- HOSPIMEDIA
Le TGI de Paris a condamné l'État à verser plus de 617 000 euros à titre de dommages et intérêts à un homme pour une période d'hospitalisation sous contrainte de plus de 17 ans, car les arrêtés préfectoraux fondant son placement en hospitalisation ont été régulièrement annulés, notamment pour insuffisance de motivations.
Le tribunal de grande instance (TGI) de Paris a condamné l'État à verser 617 000 euros environ à titre de dommages et intérêts à un homme hospitalisé sous contrainte durant près de dix-huit ans, au motif que ce dernier a été privé de liberté sur le fondement d'arrêtés préfectoraux illégaux, car insuffisamment motivés. En effet, selon une décision du TGI rendue le 21 novembre 2016, les juges relèvent que cet homme a été "privé de liberté sur le fondement de décisions illégales" de septembre 1995 à novembre 2003 et de mars 2007 à novembre 2012. Se référant à la Convention européenne des droits de l'homme et des libertés fondamentales, le TGI rappelle que "toute personne a droit à la liberté et à la sûreté et nul ne peut être privé de sa liberté, sauf dans des cas précisés par la convention, et selon des voies légales". Or les différents arrêtés préfectoraux plaçant cet homme sous hospitalisation ont constamment été annulés par les juridictions administratives. Donc en "l'absence de toute décision fondant l'hospitalisation sous contrainte [de ce patient], et sans qu'il y ait lieu de rechercher si elle était médicalement justifiée et nécessaire, [le patient] est fondé à solliciter l'indemnisation de l'intégralité du préjudice qui en découle", écrivent les magistrats.
Près de 1,5 M€ de réparations demandées à l'État
Le patient a été mis en examen au mois de mars 1995 pour des faits de dégradations commis au préjudice de l'association des Témoins de Jéhovah de Rennes (Ille-et-Vilaine) et placé en détention provisoire.
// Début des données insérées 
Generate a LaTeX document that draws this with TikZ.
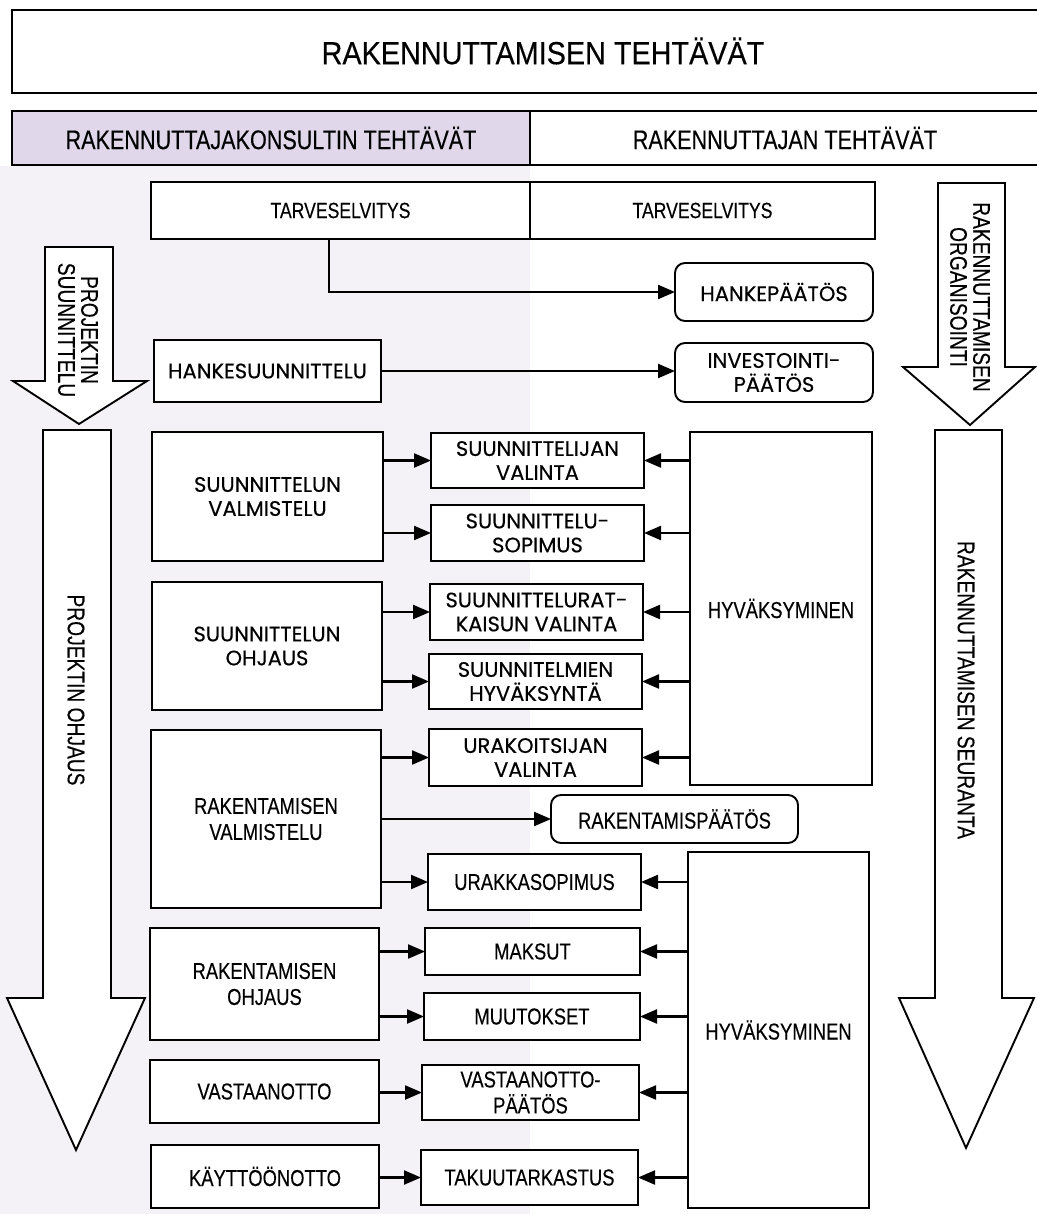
\documentclass[tikz,border=0pt]{standalone}
\usepackage{fontspec}
\setmainfont{Liberation Sans}
\newfontfamily\cnd[FakeStretch=0.8,FakeBold=0.3]{Liberation Sans}
\newfontfamily\ttlf[FakeStretch=0.9,FakeBold=0.3]{Liberation Sans}
\newfontfamily\geo[FakeBold=0.4]{Poppins}
\usetikzlibrary{arrows.meta}
\definecolor{lav}{HTML}{E0D8EA}
\definecolor{tint}{HTML}{F5F2F7}
% #1 options, #2 name, #3 x1, #4 y1, #5 x2, #6 y2, #7 text
\newcommand\bx[7][]{\node[box,#1,minimum width={(#5-#3)*1pt},minimum height={(#6-#4)*1pt}] (#2) at ({(#3+#5)/2},{(#4+#6)/2}) {#7};}
\begin{document}
\begin{tikzpicture}[x=1pt,y=-1pt,
 box/.style={draw,fill=white,line width=1.9pt,inner sep=0pt,outer sep=0pt,align=center,font=\cnd\fontsize{23}{26}\selectfont},
 gbox/.style={box,font=\geo\fontsize{21}{24}\selectfont},
 rbox/.style={rounded corners=10pt},
 arr/.style={line width=2.2pt,-{Triangle[length=17pt,width=14pt]}},
 blk/.style={draw,fill=white,line width=1.9pt,line join=miter},
 lbl/.style={font=\cnd\fontsize{24}{23}\selectfont,align=center,inner sep=0pt}]
\useasboundingbox (0,0) rectangle (1036,1214);
\fill[white] (0,0) rectangle (1036,1214);
\fill[tint] (0,166) rectangle (530,1214);

% title
\draw[line width=1.9pt] (1045,10) -- (12,10) -- (12,93) -- (1045,93);
\node[font=\ttlf\fontsize{32}{36}\selectfont,inner sep=0pt] (title) at (543,51) {RAKENNUTTAMISEN TEHTÄVÄT};

% header
\bx[fill=lav,font=\cnd\fontsize{27}{30}\selectfont]{hk}{12}{111}{530}{165}{RAKENNUTTAJAKONSULTIN TEHTÄVÄT}
\bx[font=\cnd\fontsize{27}{30}\selectfont]{hr}{530}{111}{1040}{165}{RAKENNUTTAJAN TEHTÄVÄT}

% tarveselvitys
\bx[font=\cnd\fontsize{22}{25}\selectfont]{TL}{151}{182}{530}{239}{TARVESELVITYS}
\bx[font=\cnd\fontsize{22}{25}\selectfont]{TR}{530}{182}{875}{239}{TARVESELVITYS}

% block arrows
\draw[blk] (45,247) -- (113,247) -- (113,381) -- (147,381) -- (79,424) -- (13,381) -- (45,381) -- cycle;
\draw[blk] (43,430) -- (111,430) -- (111,998) -- (145,998) -- (76,1150) -- (7,998) -- (43,998) -- cycle;
\draw[blk] (938,183) -- (1005,183) -- (1005,367) -- (1035,367) -- (970,425) -- (903,367) -- (938,367) -- cycle;
\draw[blk] (935,430) -- (1002,430) -- (1002,998) -- (1034,998) -- (966,1148) -- (899,998) -- (935,998) -- cycle;
\node[lbl,rotate=-90] (ps) at (78,330) {PROJEKTIN\\SUUNNITTELU};
\node[lbl,rotate=-90] (po) at (76,690) {PROJEKTIN OHJAUS};
\node[lbl,rotate=-90] (ro) at (970,297) {RAKENNUTTAMISEN\\ORGANISOINTI};
\node[lbl,rotate=-90] (rs) at (966,690) {RAKENNUTTAMISEN SEURANTA};

% decisions
\bx[gbox,rbox]{HP}{675}{263}{873}{321}{HANKEPÄÄTÖS}
\bx[gbox,rbox]{IP}{675}{343}{873}{402}{INVESTOINTI-\\PÄÄTÖS}
\bx[gbox]{HS}{154}{340}{381}{402}{HANKESUUNNITTELU}

% left column
\bx[gbox]{SVAL}{152}{432}{383}{561}{SUUNNITTELUN\\VALMISTELU}
\bx[gbox]{SOHJ}{152}{582}{382}{710}{SUUNNITTELUN\\OHJAUS}
\bx{RVAL}{151}{730}{381}{908}{RAKENTAMISEN\\VALMISTELU}
\bx{ROHJ}{150}{928}{379}{1040}{RAKENTAMISEN\\OHJAUS}
\bx{VAST}{150}{1060}{379}{1123}{VASTAANOTTO}
\bx{KAYT}{151}{1145}{379}{1208}{KÄYTTÖÖNOTTO}

% middle column
\bx[gbox]{SV}{431}{433}{644}{488}{SUUNNITTELIJAN\\VALINTA}
\bx[gbox]{SS}{431}{505}{644}{561}{SUUNNITTELU-\\SOPIMUS}
\bx[gbox]{SRK}{430}{584}{643}{640}{SUUNNITTELURAT-\\KAISUN VALINTA}
\bx[gbox]{SH}{429}{654}{642}{709}{SUUNNITELMIEN\\HYVÄKSYNTÄ}
\bx[gbox]{UV}{429}{729}{642}{786}{URAKOITSIJAN\\VALINTA}
\bx[rbox]{RP}{551}{795}{798}{843}{RAKENTAMISPÄÄTÖS}
\bx{US}{428}{854}{641}{910}{URAKKASOPIMUS}
\bx{MAK}{425}{928}{640}{975}{MAKSUT}
\bx{MUU}{424}{993}{640}{1040}{MUUTOKSET}
\bx{VP}{422}{1065}{639}{1120}{VASTAANOTTO-\\PÄÄTÖS}
\bx{TAK}{421}{1150}{638}{1205}{TAKUUTARKASTUS}

% approval boxes
\bx{HYV1}{690}{432}{872}{785}{HYVÄKSYMINEN}
\bx{HYV2}{688}{852}{869}{1208}{HYVÄKSYMINEN}

% connectors
\draw[arr] ([xshift=-11.5pt]TL.south) |- (HP.west);
\draw[arr] (HS.east) -- (IP.west |- HS.east);
\foreach \a/\b in {SVAL/SV,SVAL/SS,SOHJ/SRK,SOHJ/SH,RVAL/UV,RVAL/RP,RVAL/US,ROHJ/MAK,ROHJ/MUU,VAST/VP,KAYT/TAK}
  \draw[arr] (\a.east |- \b.west) -- (\b.west);
\foreach \a/\b in {HYV1/SV,HYV1/SS,HYV1/SRK,HYV1/SH,HYV1/UV,HYV2/US,HYV2/MAK,HYV2/MUU,HYV2/VP,HYV2/TAK}
  \draw[arr] (\a.west |- \b.east) -- (\b.east);
\end{tikzpicture}
\end{document}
Dans le cadre de l'instruction, les médecins ont conclu à son irresponsabilité pénale, ce qui a conduit le préfet du département à prendre un arrêté d'hospitalisation d'office (HO) en septembre 1995. Cette HO a été prolongée par des arrêtés préfectoraux en octobre 1995 puis janvier et juillet 1996. "Ce dernier arrêté précisant que l'hospitalisation se poursuivrait jusqu'à ce qu'il en soit décidé autrement", relèvent les magistrats du TGI de Paris. L'homme a ainsi été placé au CH Guillaume-Régnier de Rennes, en hospitalisation complète jusqu'en novembre 2012, "à l'exception d'une période de "fugue", de [...] novembre 2003 à [...] mars 2007". Or le tribunal administratif de Rennes a annulé les arrêtés précités dans plusieurs décisions rendues en octobre 2012 et mars 2013. En novembre 2012, le juge des libertés et de la détention du TGI de Rennes a ordonné la mainlevée de la mesure de placement. Le lendemain de cette décision, le préfet prend un nouvel arrêté de placement en programme de soins, avec autorisation de sortie pendant trois heures par semaine. Un arrêté qui sera encore une fois annulé, en juillet 2014. C'est en septembre 2015 que le patient, assisté de son curateur, l'Association pour l'action sociale et éducative (Apase), assigne l'agent judiciaire de l'État pour le paiement de plus de 1,5 million d'euros (M€) en réparation des différents préjudices subis, au premier rang desquels la privation de liberté.
Le préfet ne doit pas se "contenter" d'une référence au certificat
Pour décider de l'annulation des arrêtés préfectoraux, les magistrats du tribunal administratif (TA) de Rennes ont fait un rappel de la nécessaire motivation de tels arrêtés, selon une décision dont Hospimedia a eu copie. En effet, ils expliquent que l'autorité administrative, lorsqu'elle prononce ou maintient une HO, doit "indiquer dans sa décision les éléments de droit et de fait qui justifient cette mesure". Si elle "peut satisfaire à cette exigence de motivation en se référant au certificat médical circonstancié qui doit nécessairement être établi avant la décision préfectorale, c'est à condition de s'en approprier le contenu" et de joindre ce certificat à la décision, expliquent les juges. Or, en l'espèce, les arrêtés préfectoraux concernant le patient. "visaient le certificat médical préalablement établi par un médecin de l'établissement, puis se bornent à considérer qu'il "résulte de ce document que l'état de santé mentale [du patient] nécessite la reconduction" de son HO. Par ailleurs, ont relevé les magistrats, il n'a pas été prouvé que les arrêtés préfectoraux ont bien été accompagnés des certificats médicaux auxquels ils faisaient référence.